After months of waiting and speaking with advisors and reading the Iraq Study Group report, Bush announced that the new Iraq plan was to send more troops. This goes completely against what the Iraq Study Group recommended.In his speech on Jan. 10th Bush decides to credit the Iraq Study Group report anyway.
The Iraq Study Group report was a bipartisan report commissioned by Congress. It can be accessed at the United States Institute of Peace website at usip.org.
Bush’s new escalation plan is intended to create a ‘surge’ to overpower the insurgency, defeating it quickly to allow the United States to remove its troops. This policy and Bush’s speech ignores almost all of the Iraq Study Group’s recommendations.
The report said that escalation would be ineffective, costly, and that we don’t have enough troops. Troops are already being moved to Iraq from Afghanistan, just as conditions there worsen.
The Iraq Study group made this determination based on the recommendations of current generals. One of the current generals anonymously quoted in the report stated that “all the troops in the world will not provide security”
Another general believed that a troop increase would only work in a small area. Thus, this escalation is only going to be occurring in Baghdad and the Anbar province. The rest of Iraq will be ‘staying the course’.
Only one recommendation is being followed; imbedding troops with the Iraqi Army and Police to provide training and oversight. The main recommendations were rejected.

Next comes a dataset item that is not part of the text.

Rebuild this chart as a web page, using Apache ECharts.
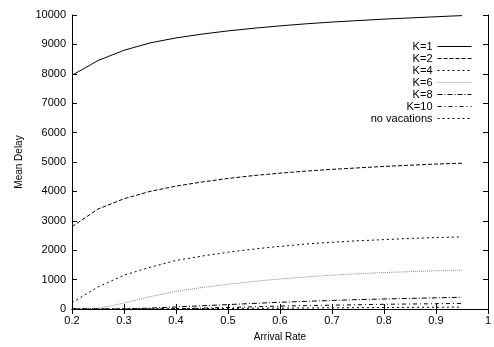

The plan suggested building a large Middle Eastern coalition that was part of a new diplomatic initiative. Issues in one part of the Middle East profoundly affect other parts, and cannot be solved in isolation. While Iran currently benefits from Iraq’s conditions, it would not do so if the Iraqi war spread across the region.
Instead of bringing Iran and Syria in to help shape the new Middle East, the President instead blames them for many of the problems in Iraq. He also sends a new aircraft carrier to the region.
Many of the factions, including those contributing to the Shi’ite majority government have been receiving aide, both weapons and people from outside interests and governments in the region. Part of the new plan was to intercept those shipments. With troops only increased in Anbar and Baghdad, it was left unexplained how this will be happen.
Bush’s new plan isn’t a new plan. Bush’s plan is more of the same that has already been proven not to work. The Iraq Study Group report wasn’t used to inform or influence policy, but instead was made a propaganda point in a speech.
This Surge isn’t a strategy; it is Stay the Course’s new name.